◆ **Written problem**
All lines from the beginning of the listing through the line with "yticks_b = [3, 6, 9, 12]" are to be copied word for word; the pictures are not.

◆ **Provided data**
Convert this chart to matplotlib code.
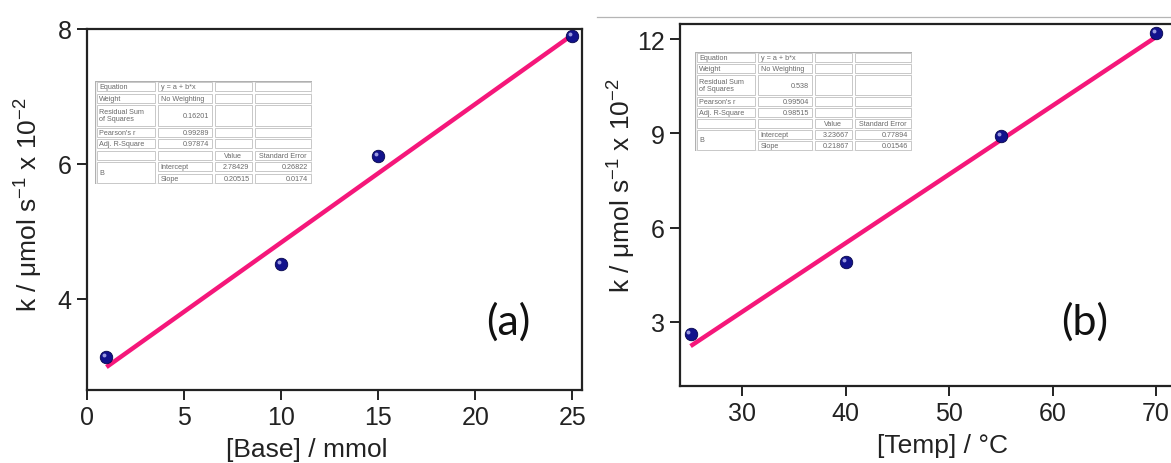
import numpy as np
import matplotlib
matplotlib.use("Agg")
import matplotlib.pyplot as plt
import matplotlib.transforms as mtrans
from matplotlib.patches import Rectangle

# -------------------- data ----------------------------------------------
base_mmol = [1, 10, 15, 25]
k_base = [3.14, 4.52, 6.12, 7.90]
fit_a = (2.78429, 0.20515)          # intercept, slope from the inset table

temp_c = [25, 40, 55, 70]
k_temp = [2.62, 4.90, 8.90, 12.20]
fit_b = (-3.23667, 0.21867)

xticks_a = [0, 5, 10, 15, 20, 25]
yticks_a = [4, 6, 8]
xticks_b = [30, 40, 50, 60, 70]
yticks_b = [3, 6, 9, 12]

table_a = [
    ("Equation", "y = a + b*x", "", ""),
    ("Weight", "No Weighting", "", ""),
    ("Residual Sum\nof Squares", "0.16201", "", ""),
    ("Pearson's r", "0.99289", "", ""),
    ("Adj. R-Square", "0.97874", "", ""),
    ("", "", "Value", "Standard Error"),
    ("B", "Intercept", "2.78429", "0.26822"),
    ("", "Slope", "0.20515", "0.0174"),
]
table_b = [
    ("Equation", "y = a + b*x", "", ""),
    ("Weight", "No Weighting", "", ""),
    ("Residual Sum\nof Squares", "0.538", "", ""),
    ("Pearson's r", "0.99504", "", ""),
    ("Adj. R-Square", "0.98515", "", ""),
    ("", "", "Value", "Standard Error"),
    ("B", "Intercept", "3.23667", "0.77894"),
    ("", "Slope", "0.21867", "0.01546"),
]

# -------------------- style ---------------------------------------------
plt.rcParams['font.family'] = ['Liberation Sans', 'DejaVu Sans']
plt.rcParams['mathtext.fontset'] = 'custom'
plt.rcParams['mathtext.rm'] = 'Liberation Sans'
plt.rcParams['mathtext.it'] = 'Liberation Sans'
plt.rcParams['mathtext.default'] = 'regular'

W, H = 1171, 464
fig = plt.figure(figsize=(W/100, H/100), dpi=100)
fig.patch.set_facecolor('white')

PINK = '#f5177a'
NAVY = '#12128c'

def px_axes(l, t, r, b):
    return fig.add_axes([l/W, 1-b/H, (r-l)/W, (b-t)/H])

def style(ax, xt, yt):
    for s in ax.spines.values():
        s.set_linewidth(1.6); s.set_color('#222222')
    ax.set_xticks(xt); ax.set_yticks(yt)
    ax.tick_params(direction='out', length=7, width=1.4, labelsize=18, pad=4,
                   colors='#222222', top=False, right=False)
    ax.set_facecolor('none')

def spheres(ax, x, y):
    ax.plot(x, y, 'o', ms=9, color=NAVY, mec='#05054a', mew=0.6, zorder=3)
    off = ax.transData + mtrans.ScaledTranslation(-1.5/72, 1.5/72, fig.dpi_scale_trans)
    ax.plot(x, y, 'o', ms=2.8, color='#9a9ae0', mew=0, zorder=4, transform=off)

def draw_table(l, t, r, b, rows):
    tax = px_axes(l, t, r, b)
    tw, th = r-l, b-t
    tax.set_xlim(0, tw); tax.set_ylim(th, 0); tax.axis('off')
    cols = np.array([0, 0.285, 0.545, 0.73, 1.0])*tw
    units = [1, 1, 2, 1, 1, 1, 1, 1]
    uh = th/sum(units)
    tax.add_patch(Rectangle((0, 0), tw, th, fill=False, ec='#b0b0b0', lw=1.0))
    y = 0
    for i, (row, u) in enumerate(zip(rows, units)):
        h = u*uh
        for j in range(4):
            if j == 0 and i == 7:
                continue
            ch = h*2 if (j == 0 and i == 6) else h
            x0, x1 = cols[j], cols[j+1]
            tax.add_patch(Rectangle((x0+1.5, y+1.2), x1-x0-3, ch-2.4, fill=False,
                                    ec='#c8c8c8', lw=0.7))
            txt = row[j]
            if not txt:
                continue
            if j == 0 or (j == 1 and i in (0, 1, 6, 7)):
                tax.text(x0+4, y+ch/2, txt, fontsize=5.2, color='#6a6a6a',
                         ha='left', va='center', linespacing=1.0)
            elif i == 5:
                tax.text((x0+x1)/2, y+ch/2, txt, fontsize=5.2, color='#6a6a6a',
                         ha='center', va='center')
            else:
                tax.text(x1-4, y+ch/2, txt, fontsize=5.2, color='#6a6a6a',
                         ha='right', va='center')
        y += h

# -------------------- panel (a) -----------------------------------------
ax1 = px_axes(87, 30, 582, 391)
xa = np.array([base_mmol[0], base_mmol[-1]])
ax1.plot(xa, fit_a[0]+fit_a[1]*xa, color=PINK, lw=3.2, solid_capstyle='butt', zorder=2)
spheres(ax1, base_mmol, k_base)
ax1.set_xlim(0, 25.5); ax1.set_ylim(2.65, 8)
style(ax1, xticks_a, yticks_a)
draw_table(95, 82, 312, 185, table_a)

# -------------------- panel (b) -----------------------------------------
ax2 = px_axes(680, 25, 1182, 387)
xb = np.array([temp_c[0], temp_c[-1]])
ax2.plot(xb, fit_b[0]+fit_b[1]*xb, color=PINK, lw=3.2, solid_capstyle='butt', zorder=2)
spheres(ax2, temp_c, k_temp)
ax2.set_xlim(23.98, 72.5); ax2.set_ylim(0.96, 12.48)
style(ax2, xticks_b, yticks_b)
ax2.spines['right'].set_visible(False)
draw_table(695, 53, 912, 152, table_b)

# panel tags
fig.text(508/W, 1-322/H, '(a)', fontsize=31, family=['Lato', 'DejaVu Sans'],
         ha='center', va='center', color='#111111')
fig.text(1085/W, 1-322/H, '(b)', fontsize=31, family=['Lato', 'DejaVu Sans'],
         ha='center', va='center', color='#111111')

# thin grey rule above panel (b)
fig.add_artist(plt.Line2D([597/W, 1.0], [1-18/H, 1-18/H], color='#b5b5b5', lw=0.9))

# -------------------- axis labels ---------------------------------------
ylab = r'k / $\mu$mol s$^{-1}$ x 10$^{-2}$'
fig.text(29/W, 1-205/H, ylab, rotation=90, fontsize=19, ha='center', va='center', color='#222222')
fig.text(622/W, 1-186/H, ylab, rotation=90, fontsize=19, ha='center', va='center', color='#222222')
fig.text(307/W, 1-450/H, '[Base] / mmol', fontsize=19, ha='center', va='center', color='#222222')
fig.text(942/W, 1-446/H, '[Temp] / \u00b0C', fontsize=19, ha='center', va='center', color='#222222')

fig.savefig('out.png', dpi=100)
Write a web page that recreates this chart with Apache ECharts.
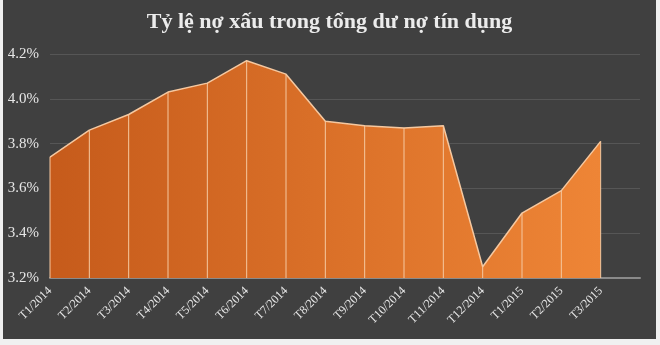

◆ **Task answer**
Convert this chart to matplotlib code.
import numpy as np
import matplotlib
matplotlib.use("Agg")
import matplotlib.pyplot as plt
import matplotlib.transforms as mtrans
from matplotlib.patches import Rectangle

# -------------------- data ----------------------------------------------
base_mmol = [1, 10, 15, 25]
k_base = [3.14, 4.52, 6.12, 7.90]
fit_a = (2.78429, 0.20515)          # intercept, slope from the inset table

temp_c = [25, 40, 55, 70]
k_temp = [2.62, 4.90, 8.90, 12.20]
fit_b = (-3.23667, 0.21867)

xticks_a = [0, 5, 10, 15, 20, 25]
yticks_a = [4, 6, 8]
xticks_b = [30, 40, 50, 60, 70]
yticks_b = [3, 6, 9, 12]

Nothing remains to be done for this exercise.